How much to pay
• Project £8,000-10,000 • Good £12,000-15,000 • Concours £16,000-20,000 •
Running cost ★★★
DIY friendly ★★★
The third iteration of the flagship BMW 3 Series, the M3 E46 was the first to genuinely blend everyday practicality with supercar performance.
The first-generation M3 was a homologation special, designed and built to allow the brand to go racing in touring cars, where it was incredibly successful. Then, the second-generation model was built on the E36 platform. It was the first of the new, coupé-style body shapes, but still a curious mix of the angular lines of the E30 before and the E46 that would follow. Many felt it somewhat lacked the character of its predecessor, but it did replace the four-pot with the first straight-six.
However, it was with the introduction of the E46 in 2000 that the M3 was back – and it returned with a vengeance. It got the all-new 3.2-liter straight-six with variable valve timing on both camshafts, and a monstrous 343bhp at 7900rpm. It was available in both coupé and convertible form, and the trademark staggered wheels sat beautifully under the smoother and perfectly proportioned flared arches.
For many this is the purest M3, with its big engine, rear-wheel drive, decent transmission (if you avoid the troublesome early SMG) and just enough electronics to keep everything under control if you want an easy life. Leave all the aids on, and you can happily pootle down to the shops, go for a grand tour or get your pulse racing on a fast, flowing A-road. Turn it all off, if you’re feeling brave or on a track day, and you better be on your A-game. This car becomes lively very easily, and when it all gets out of shape, it does so quickly. But you’ll still be wearing a huge grin…
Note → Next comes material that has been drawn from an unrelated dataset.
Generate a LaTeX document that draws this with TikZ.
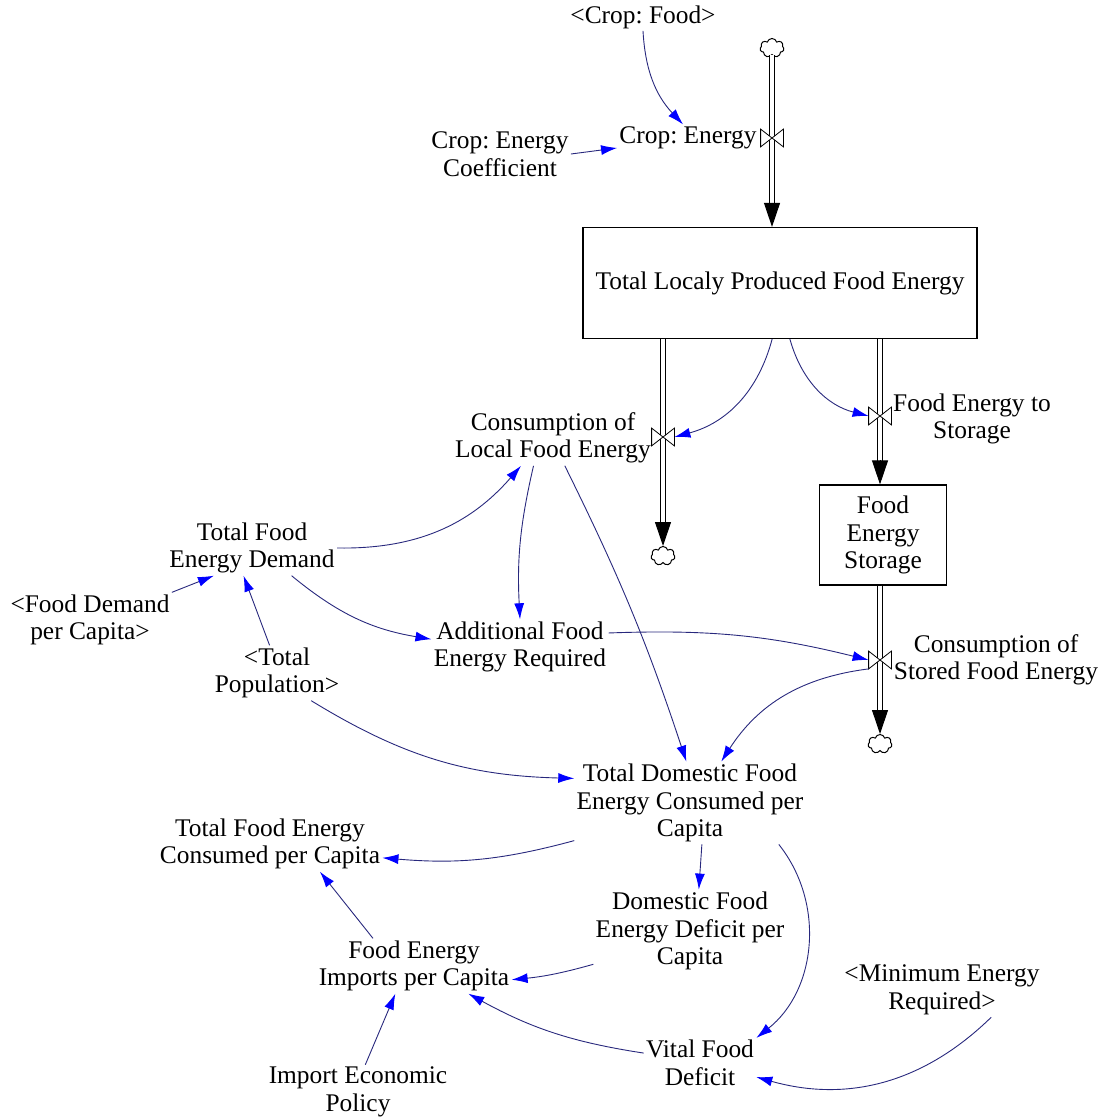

Your AutoClassics BMW M3 E46 inspection checklist
A decent service history is vital – and in particular, the early, 1200-mile running-in service. This was essential to remove the preparatory running-in oil that BMW supplied the car with from the factory. It must have been removed at 1200 miles and replaced with proper oil.
The VANOS variable valve-timing system can give all sorts of issues, so it pays to be on the lookout. A familiar check for those in the know is to listen for the sound of a marble in a tin can from the top end of the engine; this can indicate wear in the VANOS pump, and possible failure. That’s expensive.
Another possible issue is the retaining bolts for the cam gears coming loose. This is not something you’re likely to be able to check when looking at a potential purchase, but budget to have them replaced with more reliable versions as a matter of course if it hasn’t already been done.
If the car goes into ‘limp mode’, this can also potentially indicate big problems with the system. These can be issues with the VANOS solenoid, or a possible complete system failure, which is a very large problem. Check for any engine-warning lights and, if possible and the seller doesn’t mind, any stored fault codes. You may be lucky with a Bluetooth adapter in the OBD port and a phone app, but it’s safer with a proper code reader.
Cars built from 2001-2003 may have been the subject of a recall for problems with big-end bearings. Check to see whether any models you are looking at was subject to that recall and, if so, ensure the work was carried out. If not, engine failure could be the end of the game.